Loose fabric is more economical in materials. The trade-off is coverage — you may need to make a larger piece to achieve the same warmth or opacity, offsetting some of the yarn savings. But for projects where openness is desirable (market bags, summer shawls), the reduced yarn consumption is a pure win.
Stitch height affects yarn consumption independently of density. Tall stitches like treble crochet use more yarn per stitch than short stitches, but they also cover more area per stitch. The net yarn-per-square-foot depends on the specific comparison. Double crochet is generally the most yarn-efficient way to create solid fabric — tall enough to cover area, short enough not to use excessive yarn per stitch. Single crochet is the least efficient for coverage. Treble crochet can be efficient or inefficient depending on the spacing.
Speed: Time Investment by Density
Dense fabric takes longer to produce. More stitches per square foot, more rows per inch of height. A single crochet blanket might require 80,000 stitches. The same size blanket in double crochet might require 40,000. The dense blanket takes roughly twice as long. For large projects, this time difference is measured in weeks or months.
Loose fabric grows faster. Fewer stitches, taller rows, more visible progress per session. Granny stitch blankets are popular partly because of their speed — the open structure means fewer stitches per square foot and rapid coverage. The psychological advantage of visible progress shouldn't be underestimated. A loose-stitch blanket that gets finished is infinitely better than a dense-stitch blanket abandoned at 30%.
Skill level affects speed choices. Beginners benefit from slightly looser fabric because the faster progress maintains motivation. Experienced crocheters may choose density despite the time cost because they know the finished fabric will be exactly what they want. Speed and density are a trade-off with no universal right answer — only the right answer for the maker and the project.
Durability: Which Fabric Lasts Longer
Dense fabric resists wear better than loose fabric. More yarn per square inch means more material to absorb abrasion before holes develop. Tightly packed stitches support each other under stress. A dense bag bottom wears longer than a loose one. Dense sock soles last more steps.
Loose fabric is more vulnerable to snagging and tearing.

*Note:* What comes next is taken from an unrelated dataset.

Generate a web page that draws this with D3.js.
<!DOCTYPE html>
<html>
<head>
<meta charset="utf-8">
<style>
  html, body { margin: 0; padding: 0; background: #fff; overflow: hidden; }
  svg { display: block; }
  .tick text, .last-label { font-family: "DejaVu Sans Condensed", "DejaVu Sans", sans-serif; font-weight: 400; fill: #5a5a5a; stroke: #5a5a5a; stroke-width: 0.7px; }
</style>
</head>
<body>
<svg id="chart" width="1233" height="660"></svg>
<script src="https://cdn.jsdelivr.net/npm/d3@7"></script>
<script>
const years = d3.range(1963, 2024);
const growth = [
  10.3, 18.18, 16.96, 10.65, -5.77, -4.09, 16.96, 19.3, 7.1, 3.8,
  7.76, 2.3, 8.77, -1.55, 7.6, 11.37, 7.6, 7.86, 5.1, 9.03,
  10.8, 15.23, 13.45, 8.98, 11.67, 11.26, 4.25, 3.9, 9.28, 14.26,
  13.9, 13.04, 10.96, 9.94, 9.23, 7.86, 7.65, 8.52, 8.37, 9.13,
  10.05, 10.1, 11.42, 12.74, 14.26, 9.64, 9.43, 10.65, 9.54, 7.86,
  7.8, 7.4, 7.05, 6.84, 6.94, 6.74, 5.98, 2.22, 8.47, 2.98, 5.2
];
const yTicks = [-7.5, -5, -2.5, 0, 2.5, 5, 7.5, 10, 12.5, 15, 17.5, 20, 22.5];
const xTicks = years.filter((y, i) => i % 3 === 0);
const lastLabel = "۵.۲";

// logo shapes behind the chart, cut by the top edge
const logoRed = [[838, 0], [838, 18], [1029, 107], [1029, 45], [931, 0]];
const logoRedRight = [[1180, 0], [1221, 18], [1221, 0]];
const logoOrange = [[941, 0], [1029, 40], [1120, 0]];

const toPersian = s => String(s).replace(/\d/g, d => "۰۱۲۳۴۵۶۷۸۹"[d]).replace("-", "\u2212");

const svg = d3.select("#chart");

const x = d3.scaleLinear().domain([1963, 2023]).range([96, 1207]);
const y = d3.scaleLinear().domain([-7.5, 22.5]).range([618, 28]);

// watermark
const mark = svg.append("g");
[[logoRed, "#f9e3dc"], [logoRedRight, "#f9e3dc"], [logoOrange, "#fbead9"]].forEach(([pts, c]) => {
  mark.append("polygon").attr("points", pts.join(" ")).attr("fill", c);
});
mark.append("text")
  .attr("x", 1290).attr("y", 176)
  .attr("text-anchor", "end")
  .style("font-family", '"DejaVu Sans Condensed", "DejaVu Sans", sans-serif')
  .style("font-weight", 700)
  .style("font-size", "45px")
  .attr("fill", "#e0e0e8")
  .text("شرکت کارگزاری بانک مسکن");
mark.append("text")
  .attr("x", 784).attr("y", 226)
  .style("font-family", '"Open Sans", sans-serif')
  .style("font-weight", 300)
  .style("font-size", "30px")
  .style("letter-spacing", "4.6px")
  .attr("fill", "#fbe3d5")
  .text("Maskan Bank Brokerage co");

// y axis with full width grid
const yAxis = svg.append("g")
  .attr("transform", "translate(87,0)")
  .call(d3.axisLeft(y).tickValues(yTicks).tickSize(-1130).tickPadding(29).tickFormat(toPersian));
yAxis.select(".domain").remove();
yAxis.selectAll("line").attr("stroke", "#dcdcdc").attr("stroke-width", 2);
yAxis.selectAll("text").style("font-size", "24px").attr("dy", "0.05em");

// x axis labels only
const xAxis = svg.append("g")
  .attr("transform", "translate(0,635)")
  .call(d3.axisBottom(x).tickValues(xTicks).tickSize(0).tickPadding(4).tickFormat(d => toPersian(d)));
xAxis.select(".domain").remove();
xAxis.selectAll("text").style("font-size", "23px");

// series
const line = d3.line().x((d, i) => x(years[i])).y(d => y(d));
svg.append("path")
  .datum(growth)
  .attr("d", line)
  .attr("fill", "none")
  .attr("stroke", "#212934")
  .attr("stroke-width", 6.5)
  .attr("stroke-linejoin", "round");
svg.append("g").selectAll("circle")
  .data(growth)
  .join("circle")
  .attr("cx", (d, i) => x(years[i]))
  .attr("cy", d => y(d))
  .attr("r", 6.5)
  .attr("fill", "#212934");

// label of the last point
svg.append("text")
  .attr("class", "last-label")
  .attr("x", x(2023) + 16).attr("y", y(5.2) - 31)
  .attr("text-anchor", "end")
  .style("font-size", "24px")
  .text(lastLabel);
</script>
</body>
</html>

Rings, buttons, zippers, pet claws — all find purchase in open stitches more easily than in dense ones. Open lace edges catch and pull. Mesh bags snag on drawer handles. The durability difference is significant for items that will see hard use.

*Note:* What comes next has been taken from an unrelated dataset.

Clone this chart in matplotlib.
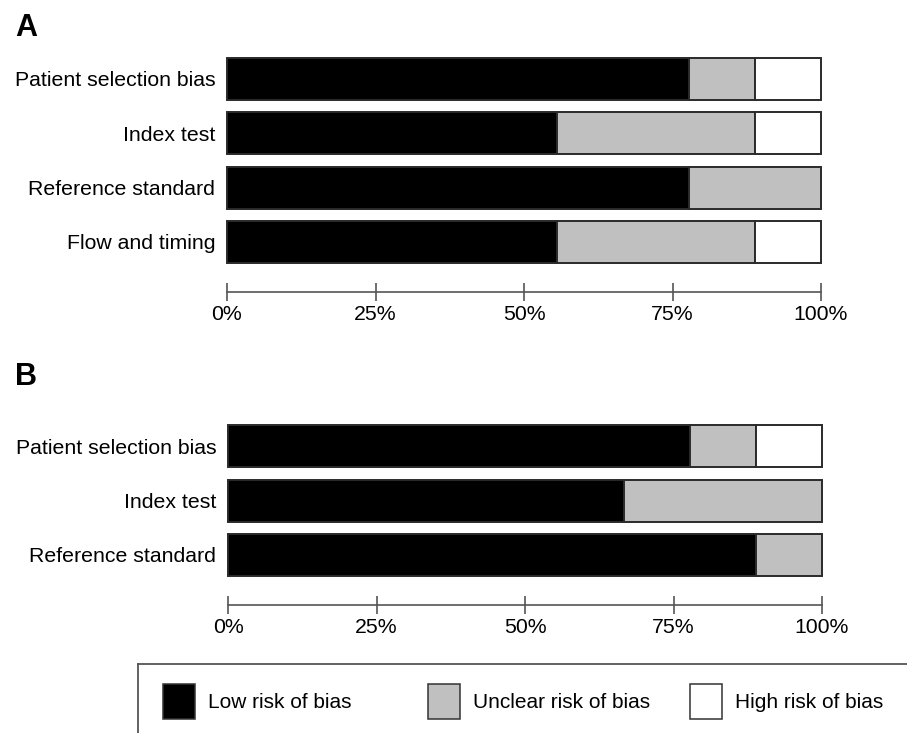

However, dense fabric's durability advantage depends on the yarn. Dense fabric in a fragile yarn (mohair, loosely spun single-ply) will not outlast loose fabric in a durable yarn (tightly plied cotton, nylon-blend sock yarn). Density and fiber durability multiply each other. Maximum durability comes from dense stitches in strong yarn.

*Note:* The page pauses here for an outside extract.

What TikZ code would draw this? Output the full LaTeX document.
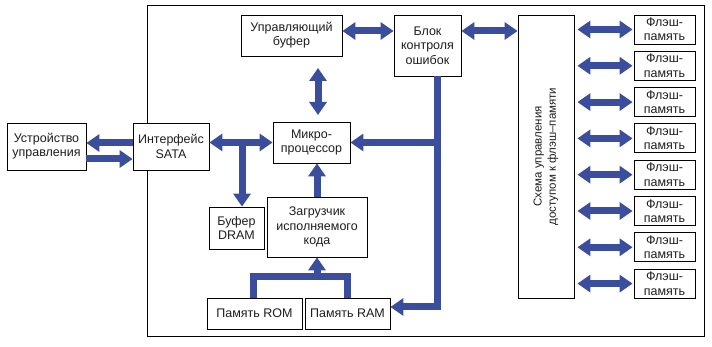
\documentclass[tikz,border=0pt]{standalone}
\usepackage{fontspec}
\setmainfont{Liberation Sans}
\usetikzlibrary{arrows.meta}
\definecolor{busblue}{RGB}{59,78,158}
\definecolor{txt}{RGB}{30,30,30}
\tikzset{
  box/.style={draw=black, line width=0.8pt, fill=white, align=center, inner sep=1pt,
    text=txt, font=\fontsize{12.5}{14.3}\selectfont},
  bus/.style={draw=busblue, line width=7pt},
  arr/.style={bus, -{Triangle[width=17pt,length=13pt]}},
  darr/.style={bus, {Triangle[width=17pt,length=13pt]}-{Triangle[width=17pt,length=13pt]}},
}
\begin{document}
\begin{tikzpicture}[x=1pt,y=-1pt]
\path[use as bounding box] (0,0) rectangle (712,347);
% outer frame
\draw[line width=0.8pt] (147,5) rectangle (704,336);
% nodes
\node[box, minimum width=79pt, minimum height=47pt] (dev) at (46.5,146.5) {Устройство\\управления};
\node[box, minimum width=76pt, minimum height=47pt] (sata) at (171,146.5) {Интерфейс\\SATA};
\node[box, minimum width=101pt, minimum height=41pt] (cbuf) at (291.5,35.5) {Управляющий\\буфер};
\node[box, minimum width=67pt, minimum height=61pt] (ecc) at (427.5,45.5) {Блок\\контроля\\ошибок};
\node[box, minimum width=77pt, minimum height=41pt] (mcu) at (311.5,142.5) {Микро-\\процессор};
\node[box, minimum width=55pt, minimum height=42pt] (dram) at (236.5,228) {Буфер\\DRAM};
\node[box, minimum width=100pt, minimum height=60pt] (boot) at (317,227) {Загрузчик\\исполняемого\\кода};
\node[box, minimum width=95pt, minimum height=31pt] (rom) at (254.5,313.5) {Память ROM};
\node[box, minimum width=85pt, minimum height=31pt] (ram) at (347.5,313.5) {Память RAM};
\node[box, minimum width=56pt, minimum height=283pt] (fc) at (546,156.5) {};
\node[text=txt, font=\fontsize{11.5}{14.3}\selectfont, align=center, rotate=90] (fctext) at (fc.center) {Схема управления\\доступом к флэш–памяти};
\foreach \i in {0,...,7}{
  \node[box, minimum width=61pt, minimum height=29pt] (f\i) at (664.5,{29.5+36.3*\i}) {Флэш-\\память};
  \draw[darr, shorten <=3pt, shorten >=1pt] (fc.east |- f\i.west) -- (f\i.west);
}
% helper coordinates
\coordinate (y31) at (0,31);
\coordinate (jd) at (242,142.5);
\coordinate (va) at (318,68);
\coordinate (vb) at (318,115);
\coordinate (r1) at (253,277);
\coordinate (r2) at (347,277);
\coordinate (c1) at (437,307);
% connectors
\draw[arr] ([yshift=3.5pt]sata.west) -- ([yshift=3.5pt]sata.west -| dev.east);
\draw[arr] ([yshift=-12.5pt]dev.east) -- ([yshift=-12.5pt]dev.east -| sata.west);
\draw[darr] (sata.east |- mcu.west) -- (mcu.west);
\draw[arr] (jd) -- (jd |- dram.north);
\draw[darr] (cbuf.east |- y31) -- (ecc.west |- y31);
\draw[darr] (ecc.east |- y31) -- (fc.west |- y31);
\draw[darr] (va) -- (vb);
\draw[arr] (boot.north) -- (boot.north |- mcu.south);
\draw[bus, line join=miter] (rom.north -| r1) -- (r1) -- (r2) -- (ram.north -| r2);
\draw[arr] (boot.south |- r1) -- (boot.south);
\draw[arr, line join=miter] (ecc.south -| c1) -- (c1) -- (ram.east |- c1);
\draw[arr] (c1 |- mcu.east) -- (mcu.east);
\end{tikzpicture}
\end{document}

Choosing Your Place on the Spectrum
Most projects benefit from being distinctly dense or distinctly loose rather than in the mushy middle. The middle zone — moderately spaced stitches without enough structure or enough openness — produces fabric that doesn't commit to either set of advantages. It's not particularly warm. Not particularly breathable. Not particularly durable. Not particularly fast. Pick a lane.
Density should serve the project's primary function. Warmth? Dense. Breathability? Loose. Opacity? Dense. Speed? Loose. Durability? Dense. Yarn budget tight? Loose. The function tells you where on the spectrum to aim. Adjust stitch, hook, and yarn to hit that target. The how to fix crochet gauge issues guide covers the practical adjustments.
The same yarn can produce fabrics across the density spectrum just by changing stitch and hook. A skein of worsted weight acrylic can become a dense amigurumi, a mid-weight beanie, or a lacy shawl. The yarn is constant. The density dial — stitch choice times hook size — is what transforms it. You control the dial. Turn it with intention.